Say you run an online store which sells wine, how would you apply clustering?. Firstly the store would generate a report linking customers to purchasing, and adding attributes to each purchase, for example the origin of the wine or the discount applied. Then each cluster would be analyzed individually. For example one cluster may only buy wine on sale, another may only buy French wine. When advertizing to these customers instead of sending one email to all customers you would send an email with wines on sale to one cluster, and an email with only French wine to the other cluster.

So what did you do in your thesis?

The issue with clustering is its highly subjective, and there is no perfect way to measure effectiveness. Just in the simple example above we had to pick a value of k, pick an algorithm to use, a distance measure and then analyze the result to see if the clusters made sense.

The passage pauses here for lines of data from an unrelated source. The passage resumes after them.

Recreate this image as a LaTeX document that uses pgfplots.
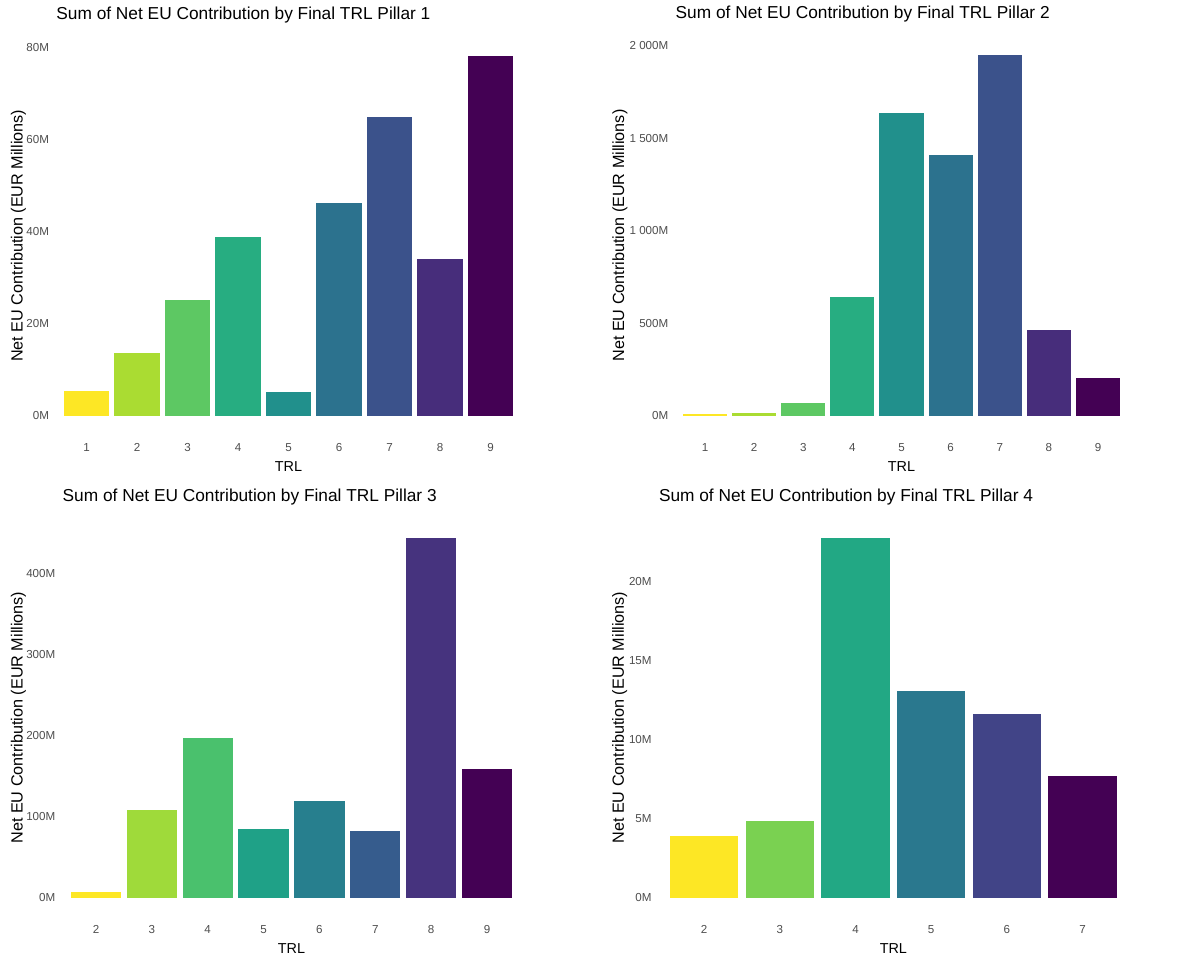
\documentclass[border=0pt]{standalone}
\usepackage{fontspec}
\setmainfont{Liberation Sans}
\usepackage{pgfplots}
\pgfplotsset{compat=1.18}
\definecolor{tickgray}{HTML}{4D4D4D}
% viridis 9 (reversed order: TRL1 -> yellow)
\definecolor{na}{HTML}{FDE725}\definecolor{nb}{HTML}{AADC32}\definecolor{nc}{HTML}{5DC863}
\definecolor{nd}{HTML}{27AD81}\definecolor{ne}{HTML}{21908C}\definecolor{nf}{HTML}{2C728E}
\definecolor{ng}{HTML}{3B528B}\definecolor{nh}{HTML}{472D7B}\definecolor{ni}{HTML}{440154}
% viridis 8
\definecolor{ea}{HTML}{FDE725}\definecolor{eb}{HTML}{9FDA3A}\definecolor{ec}{HTML}{4AC16D}
\definecolor{ed}{HTML}{1FA187}\definecolor{ee}{HTML}{277F8E}\definecolor{ef}{HTML}{365C8D}
\definecolor{eg}{HTML}{46337E}\definecolor{eh}{HTML}{440154}
% viridis 6
\definecolor{sa}{HTML}{FDE725}\definecolor{sb}{HTML}{7AD151}\definecolor{sc}{HTML}{22A884}
\definecolor{sd}{HTML}{2A788E}\definecolor{se}{HTML}{414487}\definecolor{sf}{HTML}{440154}
\pgfplotsset{
  gg/.style={
    scale only axis,
    anchor=south west,
    axis line style={draw=none},
    tick style={draw=none},
    yticklabel style={anchor=east, inner sep=0pt, xshift=-7pt, font=\fontsize{11.6}{13}\selectfont, text=tickgray},
    xticklabel style={anchor=north, inner sep=0pt, yshift=-9.2pt, font=\fontsize{11.6}{13}\selectfont, text=tickgray},
    xlabel style={at={(axis description cs:0.5,0)}, anchor=north, inner sep=0pt, yshift=-27.3pt, font=\fontsize{14.4}{16}\selectfont},
    ylabel style={anchor=base, inner sep=0pt, font=\fontsize{16.2}{18}\selectfont},
    title style={at={(axis description cs:0,1)}, anchor=base west, inner sep=0pt, yshift=12.4pt, font=\fontsize{17.3}{20}\selectfont},
    xlabel={TRL},
    ylabel={Net EU Contribution (EUR Millions)},
  },
  gb/.style={ybar, bar width=0.9, bar shift=0pt, draw=none, fill=#1},
}
\begin{document}
\begin{tikzpicture}
\path[use as bounding box] (0pt,0pt) rectangle (1194pt,961pt);
% Pillar 1
\begin{axis}[gg, at={(56.2pt,527pt)}, width=464.6pt, height=396.5pt,
  xmin=0.4, xmax=9.6, ymin=-3.91, ymax=82.11,
  xtick={1,2,3,4,5,6,7,8,9}, xticklabels={1,2,3,4,5,6,7,8,9},
  ytick={0,20,40,60,80}, yticklabels={0M,20M,40M,60M,80M},
  ylabel style={at={(axis description cs:-0.0721,0.5)}},
  title={Sum of Net EU Contribution by Final TRL Pillar 1}]
\addplot[gb=na] coordinates {(1,5.5)};
\addplot[gb=nb] coordinates {(2,13.7)};
\addplot[gb=nc] coordinates {(3,25.1)};
\addplot[gb=nd] coordinates {(4,38.8)};
\addplot[gb=ne] coordinates {(5,5.1)};
\addplot[gb=nf] coordinates {(6,46.3)};
\addplot[gb=ng] coordinates {(7,64.9)};
\addplot[gb=nh] coordinates {(8,34.1)};
\addplot[gb=ni] coordinates {(9,78.2)};
\end{axis}
% Pillar 2
\begin{axis}[gg, at={(675.5pt,527pt)}, width=452pt, height=397pt,
  xmin=0.4, xmax=9.6, ymin=-97.5, ymax=2048.6,
  xtick={1,2,3,4,5,6,7,8,9}, xticklabels={1,2,3,4,5,6,7,8,9},
  ytick={0,500,1000,1500,2000}, yticklabels={0M,500M,1 000M,1 500M,2 000M},
  ylabel style={at={(axis description cs:-0.1139,0.5)}},
  title={Sum of Net EU Contribution by Final TRL Pillar 2}]
\addplot[gb=na] coordinates {(1,8)};
\addplot[gb=nb] coordinates {(2,18)};
\addplot[gb=nc] coordinates {(3,72)};
\addplot[gb=nd] coordinates {(4,645)};
\addplot[gb=ne] coordinates {(5,1638)};
\addplot[gb=nf] coordinates {(6,1411)};
\addplot[gb=ng] coordinates {(7,1951)};
\addplot[gb=nh] coordinates {(8,465)};
\addplot[gb=ni] coordinates {(9,205)};
\end{axis}
% Pillar 3
\begin{axis}[gg, at={(62.5pt,45.3pt)}, width=458pt, height=396.1pt,
  xmin=1.4, xmax=9.6, ymin=-22.2, ymax=466.2,
  xtick={2,3,4,5,6,7,8,9}, xticklabels={2,3,4,5,6,7,8,9},
  ytick={0,100,200,300,400}, yticklabels={0M,100M,200M,300M,400M},
  ylabel style={at={(axis description cs:-0.0869,0.5)}},
  title={Sum of Net EU Contribution by Final TRL Pillar 3}]
\addplot[gb=ea] coordinates {(2,6.6)};
\addplot[gb=eb] coordinates {(3,108)};
\addplot[gb=ec] coordinates {(4,196.5)};
\addplot[gb=ed] coordinates {(5,85)};
\addplot[gb=ee] coordinates {(6,119.6)};
\addplot[gb=ef] coordinates {(7,82)};
\addplot[gb=eg] coordinates {(8,444)};
\addplot[gb=eh] coordinates {(9,158.7)};
\end{axis}
% Pillar 4
\begin{axis}[gg, at={(658.8pt,45.3pt)}, width=469.1pt, height=396.1pt,
  xmin=1.4, xmax=7.6, ymin=-1.14, ymax=23.94,
  xtick={2,3,4,5,6,7}, xticklabels={2,3,4,5,6,7},
  ytick={0,5,10,15,20}, yticklabels={0M,5M,10M,15M,20M},
  ylabel style={at={(axis description cs:-0.0742,0.5)}},
  title={Sum of Net EU Contribution by Final TRL Pillar 4}]
\addplot[gb=sa] coordinates {(2,3.89)};
\addplot[gb=sb] coordinates {(3,4.87)};
\addplot[gb=sc] coordinates {(4,22.8)};
\addplot[gb=sd] coordinates {(5,13.1)};
\addplot[gb=se] coordinates {(6,11.63)};
\addplot[gb=sf] coordinates {(7,7.72)};
\end{axis}
\end{tikzpicture}
\end{document}
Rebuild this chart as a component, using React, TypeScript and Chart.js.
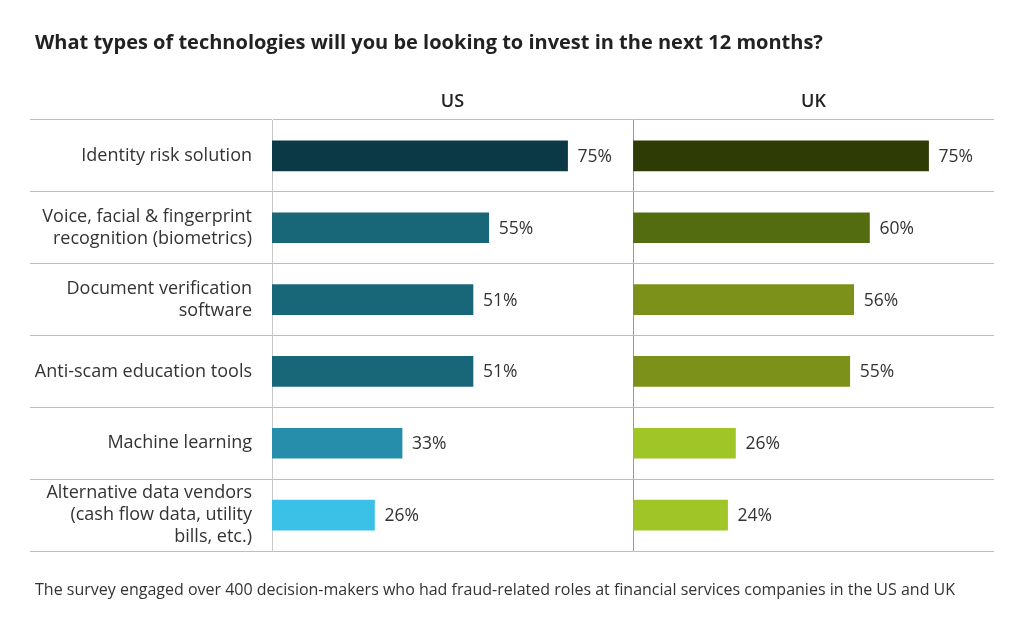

I performed a research study on various heuristics to make this process less subjective. I then combined the best methods from existing research into an end to end process and tested this process on some commonly used machine learning datasets.

In broad terms this process involves:

Selection of objects and variables — removing outliers and selecting variables with a high effect on the clustering result
Normalization, Distance Measure and Clustering algorithms— testing a combination of normalization, distance and clustering methods
Partition Stability and Comparison — Comparing clustering results using heuristics

The takeaway

The vast majority of businesses could benefit from simple clustering using k-means, followed by investigating the results manually. This enables targeted marketing and a way to understand trends in your data. Unsupervised learning has quite low barriers to entry as you dont need to know what you are looking for, making this applicable to a wide range of datasets.

If value is found in simple clustering methods there are a number of ways to improve this result, without having to subjectively select and optimize parameters along the way. Additionally there are ways to rank the results of these methods without individually analyzing each one.

References

The wine metaphor above is from the excellent Data Smart by John Foreman. This is a highly recommended introduction to Data Science.